Note from BW of Brazil: In a previous post about O Topo da Montanha, the Brazilian adaption of the play 2011 American play Mountaintop we mentioned that we would continue to cover this important piece as more voices continued to weigh in with their interpretation of the drama. It’s well-worth following these perceptions as different eyes can always bring out something that others may have not seen but, in this case, also because of the demographic of the spectators viewing the piece. It goes without saying that this fictionalized portrayal of MLK’s last day on earth as well as the struggle he represented before his assassination nearly half a century ago still translates into the black Brazilian reality so perfectly in the second decade of the 21st century.
O Topo da Montanha is not about MLK
The play directed by Lázaro Ramos and written by Katori Hall in truth speaks about black women
Luka by the Opera Mundi
I had the opportunity Sunday (12/13) to go watch a special screening of O Topo da Montanha (The Mountaintop) since its debut the montage starring Lázaro Ramos and Taís Araújo has been divulged as a piece that depicts and dates back the last day Martin Luther King Jr. in 1968. The piece has been playing since October 9 at the Teatro FAAP, in the heart of Higienópolis (in São Paulo), and when I went to watch it the entire audience was made up of activists of social movements and human rights – mostly black men and women (1). I register that this post will be filled with spoilers and for those who have managed to buy your ticket for last sessions of O Topo da Montanha I suggest you stop here and close this tab on your browser.

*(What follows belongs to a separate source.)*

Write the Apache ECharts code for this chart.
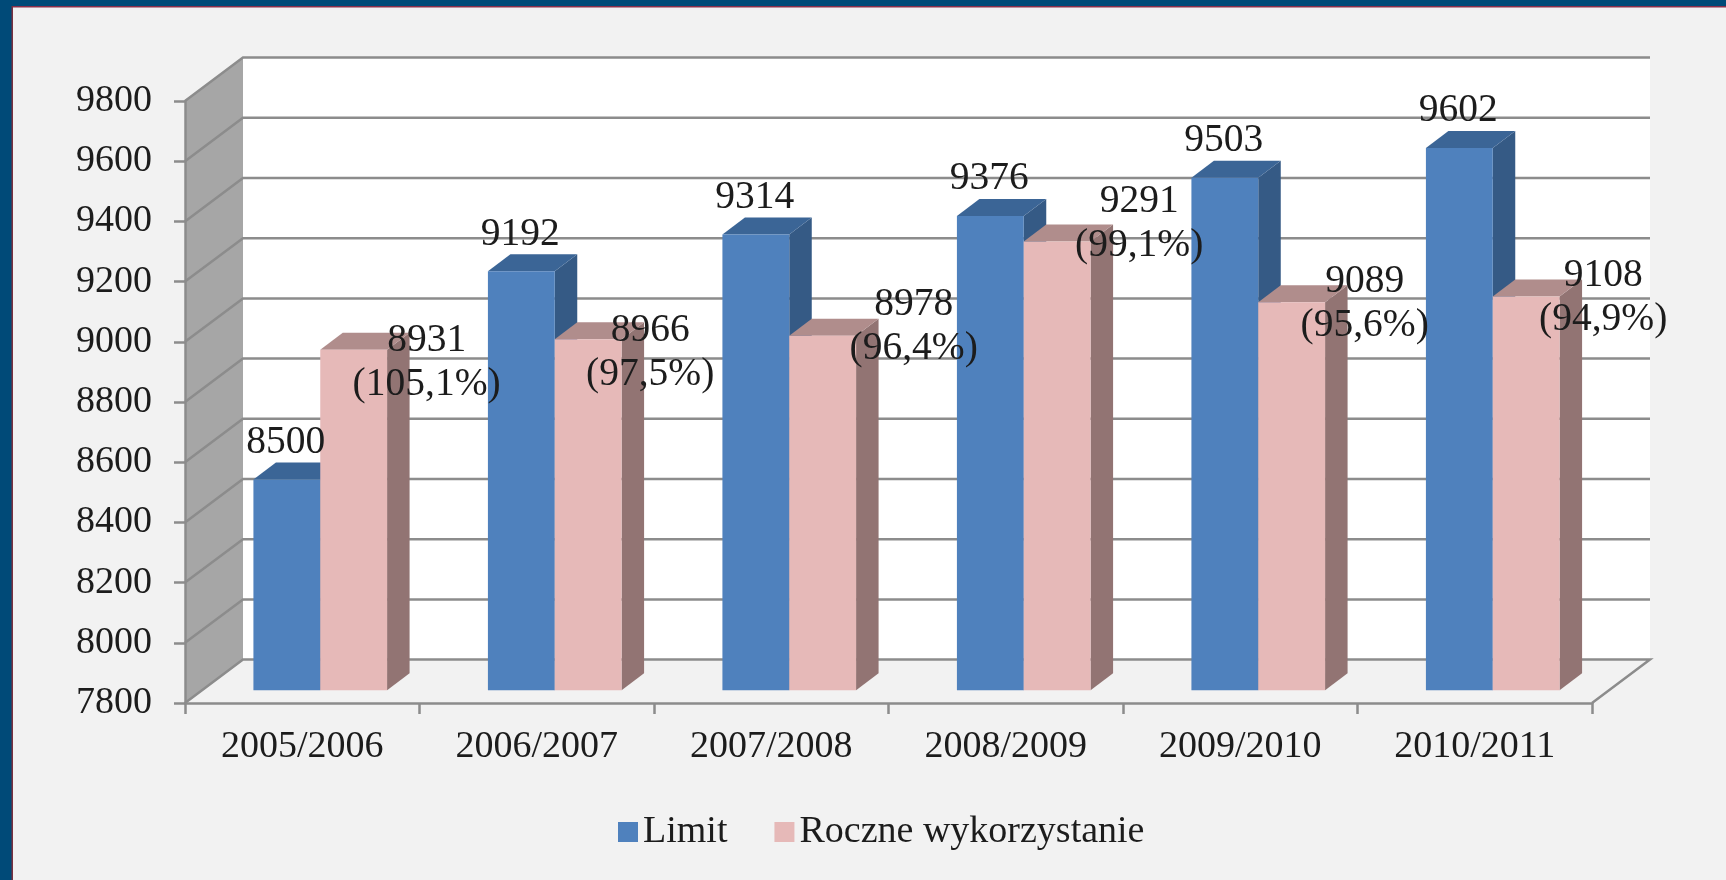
<!DOCTYPE html>
<html>
<head>
<meta charset="utf-8">
<title>Limit i roczne wykorzystanie</title>
<style>
  html, body { margin: 0; padding: 0; background: #f2f2f2; }
  #chart { width: 1726px; height: 880px; }
</style>
<script src="https://cdn.jsdelivr.net/npm/echarts@6/dist/echarts.min.js"></script>
</head>
<body>
<div id="chart"></div>
<script>
const categories = ["2005/2006", "2006/2007", "2007/2008", "2008/2009", "2009/2010", "2010/2011"];
const limitValues = [8500, 9192, 9314, 9376, 9503, 9602];
const usedValues = [8931, 8966, 8978, 9291, 9089, 9108];
const usedShares = ["105,1%", "97,5%", "96,4%", "99,1%", "95,6%", "94,9%"];
const yTicks = [7800, 8000, 8200, 8400, 8600, 8800, 9000, 9200, 9400, 9600, 9800];

// hand placed labels of the pink bars, as in the original slide
const usedLabelNudge = [[73, 57], [62, 57], [91, 35], [82, 26], [73, 45], [77, 45]];

const yMin = 7800;
const yMax = 9800;
const fontFamily = '"Liberation Serif", serif';
const textColor = "#1c1c1c";
const lineColor = "#8c8c8c";
const dataFontSize = 39.5;

// depth of the fake 3d box and of the bars
const wallDx = 58;
const wallDy = 43.4;
const barDx = 22.5;
const barDy = 17;
const barCategoryGap = 0.43;

function renderWalls(params, api) {
  const band = api.size([1, 0])[0];
  const top = api.coord([0, yMax]);
  const bottom = api.coord([0, yMin]);
  const x0 = top[0] - band / 2;
  const x1 = x0 + band * categories.length;
  return {
    type: "group",
    children: [
      {
        type: "polygon",
        shape: { points: [[x0 + wallDx, top[1] - wallDy], [x1 + wallDx, top[1] - wallDy], [x1 + wallDx, bottom[1] - wallDy], [x0 + wallDx, bottom[1] - wallDy]] },
        style: { fill: "#ffffff" },
      },
      {
        type: "polygon",
        shape: { points: [[x0, top[1]], [x0 + wallDx, top[1] - wallDy], [x0 + wallDx, bottom[1] - wallDy], [x0, bottom[1]]] },
        style: { fill: "#a6a6a6" },
      },
    ],
  };
}

function renderGridLine(params, api) {
  const band = api.size([1, 0])[0];
  const p = api.coord([0, api.value(1)]);
  const x0 = p[0] - band / 2;
  const x1 = x0 + band * categories.length;
  const points = [[x0, p[1]], [x0 + wallDx, p[1] - wallDy], [x1 + wallDx, p[1] - wallDy]];
  // the floor closes on the right side
  if (api.value(1) === yMin) {
    points.push([x1, p[1]]);
  }
  return {
    type: "polyline",
    shape: { points: points },
    style: { stroke: lineColor, lineWidth: 2.5, fill: null },
  };
}

// top and side faces of a bar, side = -1 left bar, side = 1 right bar
function makeBarFaces(side, topColor, sideColor) {
  return function (params, api) {
    const top = api.coord([api.value(0), api.value(1)]);
    const base = api.coord([api.value(0), yMin]);
    const barWidth = (api.size([1, 0])[0] * (1 - barCategoryGap)) / 2;
    const left = side < 0 ? top[0] - barWidth : top[0];
    const right = left + barWidth;
    return {
      type: "group",
      children: [
        {
          type: "polygon",
          shape: { points: [[right, top[1]], [right + barDx, top[1] - barDy], [right + barDx, base[1] - barDy], [right, base[1]]] },
          style: { fill: sideColor },
        },
        {
          type: "polygon",
          shape: { points: [[left, top[1]], [left + barDx, top[1] - barDy], [right + barDx, top[1] - barDy], [right, top[1]]] },
          style: { fill: topColor },
        },
      ],
    };
  };
}

// the blue labels sit above the pink bars, so they get their own series
function renderLimitLabel(params, api) {
  const top = api.coord([api.value(0), api.value(1)]);
  const barWidth = (api.size([1, 0])[0] * (1 - barCategoryGap)) / 2;
  return {
    type: "text",
    style: {
      text: String(api.value(1)),
      x: top[0] - barWidth / 2 - 1,
      y: top[1] - 37,
      align: "center",
      verticalAlign: "middle",
      fontFamily: fontFamily,
      fontSize: dataFontSize,
      fill: textColor,
    },
  };
}

const axisFont = { fontFamily: fontFamily, color: textColor };
const chart = echarts.init(document.getElementById("chart"));

chart.setOption({
  animation: false,
  backgroundColor: "#f2f2f2",
  textStyle: { fontFamily: fontFamily },
  graphic: [
    { type: "rect", left: 0, top: 0, shape: { width: 1726, height: 7 }, style: { fill: "#004a78" } },
    { type: "rect", left: 0, top: 0, shape: { width: 12, height: 880 }, style: { fill: "#004a78" } },
    { type: "rect", left: 12, top: 6, shape: { width: 1714, height: 1.5 }, style: { fill: "#8a2f4a" } },
    { type: "rect", left: 11.5, top: 6, shape: { width: 1.5, height: 874 }, style: { fill: "#7a3040" } },
  ],
  legend: {
    data: ["Limit", "Roczne wykorzystanie"],
    left: 613,
    top: 808,
    icon: "rect",
    itemWidth: 20,
    itemHeight: 20,
    itemGap: 47,
    textStyle: { fontFamily: fontFamily, fontSize: 38, color: textColor },
  },
  // grid 0 is the front of the box, grid 1 is the plane the bars stand on
  grid: [
    { left: 185, top: 101, width: 1407, height: 602 },
    { left: 203, top: 88.3, width: 1407, height: 602 },
  ],
  xAxis: [
    {
      type: "category",
      gridIndex: 0,
      data: categories,
      z: 10,
      axisLine: { lineStyle: { color: lineColor, width: 2.5 } },
      axisTick: { show: true, alignWithLabel: false, length: 11, lineStyle: { color: lineColor, width: 2.5 } },
      axisLabel: Object.assign({ margin: 25, interval: 0, fontSize: 38 }, axisFont),
    },
    { type: "category", gridIndex: 1, data: categories, show: false },
  ],
  yAxis: [
    {
      type: "value",
      gridIndex: 0,
      min: yMin,
      max: yMax,
      interval: 200,
      z: 10,
      axisLine: { show: true, lineStyle: { color: lineColor, width: 2.5 } },
      axisTick: { show: true, length: 11, lineStyle: { color: lineColor, width: 2.5 } },
      axisLabel: Object.assign({ margin: 33, fontSize: 38, padding: [2, 0, 0, 0], formatter: (v) => String(v) }, axisFont),
      splitLine: { show: false },
    },
    { type: "value", gridIndex: 1, min: yMin, max: yMax, interval: 200, show: false, splitLine: { show: false } },
  ],
  series: [
    {
      type: "custom",
      name: "walls",
      xAxisIndex: 0,
      yAxisIndex: 0,
      z: 1,
      silent: true,
      renderItem: renderWalls,
      data: [[0, yMax]],
    },
    {
      type: "custom",
      name: "gridlines",
      xAxisIndex: 0,
      yAxisIndex: 0,
      z: 2,
      silent: true,
      renderItem: renderGridLine,
      data: yTicks.map((v) => [0, v]),
    },
    {
      type: "custom",
      name: "limit faces",
      xAxisIndex: 1,
      yAxisIndex: 1,
      z: 3,
      silent: true,
      renderItem: makeBarFaces(-1, "#3b6596", "#355a85"),
      data: limitValues.map((v, i) => [i, v]),
    },
    {
      type: "bar",
      name: "Limit",
      xAxisIndex: 1,
      yAxisIndex: 1,
      z: 4,
      barGap: 0,
      barCategoryGap: barCategoryGap * 100 + "%",
      itemStyle: { color: "#4f81bd" },
      data: limitValues,
    },
    {
      type: "custom",
      name: "used faces",
      xAxisIndex: 1,
      yAxisIndex: 1,
      z: 5,
      silent: true,
      renderItem: makeBarFaces(1, "#b08d8c", "#927473"),
      data: usedValues.map((v, i) => [i, v]),
    },
    {
      type: "bar",
      name: "Roczne wykorzystanie",
      xAxisIndex: 1,
      yAxisIndex: 1,
      z: 6,
      barGap: 0,
      barCategoryGap: barCategoryGap * 100 + "%",
      itemStyle: { color: "#e6b9b8" },
      data: usedValues.map((v, i) => ({
        value: v,
        label: {
          show: true,
          position: "top",
          distance: 0,
          offset: usedLabelNudge[i],
          lineHeight: 44,
          fontFamily: fontFamily,
          fontSize: dataFontSize,
          color: textColor,
          formatter: v + "\n(" + usedShares[i] + ")",
        },
      })),
    },
    {
      type: "custom",
      name: "limit labels",
      xAxisIndex: 1,
      yAxisIndex: 1,
      z: 7,
      silent: true,
      renderItem: renderLimitLabel,
      data: limitValues.map((v, i) => [i, v]),
    },
  ],
});
</script>
</body>
</html>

I could start talking about how wonderful it is to see Martin Luther King being humanized with all his contradictions through Katori Hall’s text, the redemption of the thought of Malcolm X or how much it really was a play about the American black movement it is perfectly current in presenting topics such as the genocide of black youth and racism. All of this exists in O Topo da Montanha, but the central piece is not about any of these issues, the montage is about how black women are fucked in this world where the black woman is still the mule of the world.
The first question is how much Taís Araújo shines on stage, her Camae swallows Mr. King in every scene and dialogue of the piece. In the material produced for the disclosure of the piece there is a text by Taís that pretty much sums up how the female figure in O Topo da Montanha is of a deep centrality not only in the montage, but also in everyday real life.
“It was hard to stop thinking of the words of Reverend as well as throughout Camae’s discourse that represents and also reminds of so many women precursors who bravely fought for civil rights, for human causes. And the possibility of bringing life to this character that challenges, disputes and provokes Dr. King, causing him to reflect on the value of his struggle, was what made me insist that Lázaro read the text. Later, I pressed for him to also take over the direction, being emphatic in saying, sweetly, that “either he accepted the challenge and our marriage would be over.” Lázaro by free and spontaneous pressure – faced the endeavor (Meeting by chance, female strength and fragility of a leader).
Camae is the maximum expression on stage of how much black women at the same time play a fundamental role in society and at the same time they are made invisible. O Topo da Montanha rightly points out that, Camae is not just a maid provoking Mr. King and recalling the debate between Malcolm X and which was rejected by the Rev. King, Camae is the angel who will say to the leader of the civil rights movement that he would die and withdraws from his post of vanity and remember that he came up after others also constructing the fight against racism, poverty and many other social ills.
But Camae is not the only woman present in the plot. Hall presents in her text the figure of God that is a woman (for me and other friends who were in the audience it was actually a trans woman), preta (black) and with a huge black (afro). God in the play is not just a character who appears in one or other comment of Camae or King, she is the one who reminds King how important and at the same time replaceable he is and how we political activists are human, we have fears and are finite.
God and Camae are two strong, radical black women and the existence of these two characters in O Topo da Montanha only proves how much the piece is not about Martin Luther King Jr. and his last day before being shot on the balcony of the Lorraine Hotel. This play is about black women, who die and nobody sees them, who cry at having their children killed to this day by the Military Police and the government ignores the genocide that persists. It’s about our marginalization and our invisibility, but it’s also about our strength, our impertinence and impetuosity that we have to question and change things.
I can’t help but laugh at Camae’s provocations, but I also didn’t cry when she throws herself to the floor and reminds us how much our place in society is made deeply invisible (this because we’re not talking about trans women and transvestites who, as a friend and comrade says, are already dead and didn’t always exist) and how much we are mules in this big world.
Yes, we exist. Yes, we subvert. Yes, we provoke. Yes, we will no longer be mules of the society.
Source: Opera Mundi
- Intriguing to see this change in demographics. In our coverage of the piece, the audience, according to diverse voices, has gone from nearly completely white, to about 35-45% black to today’s report in which writer reports seeing a mostly black audience.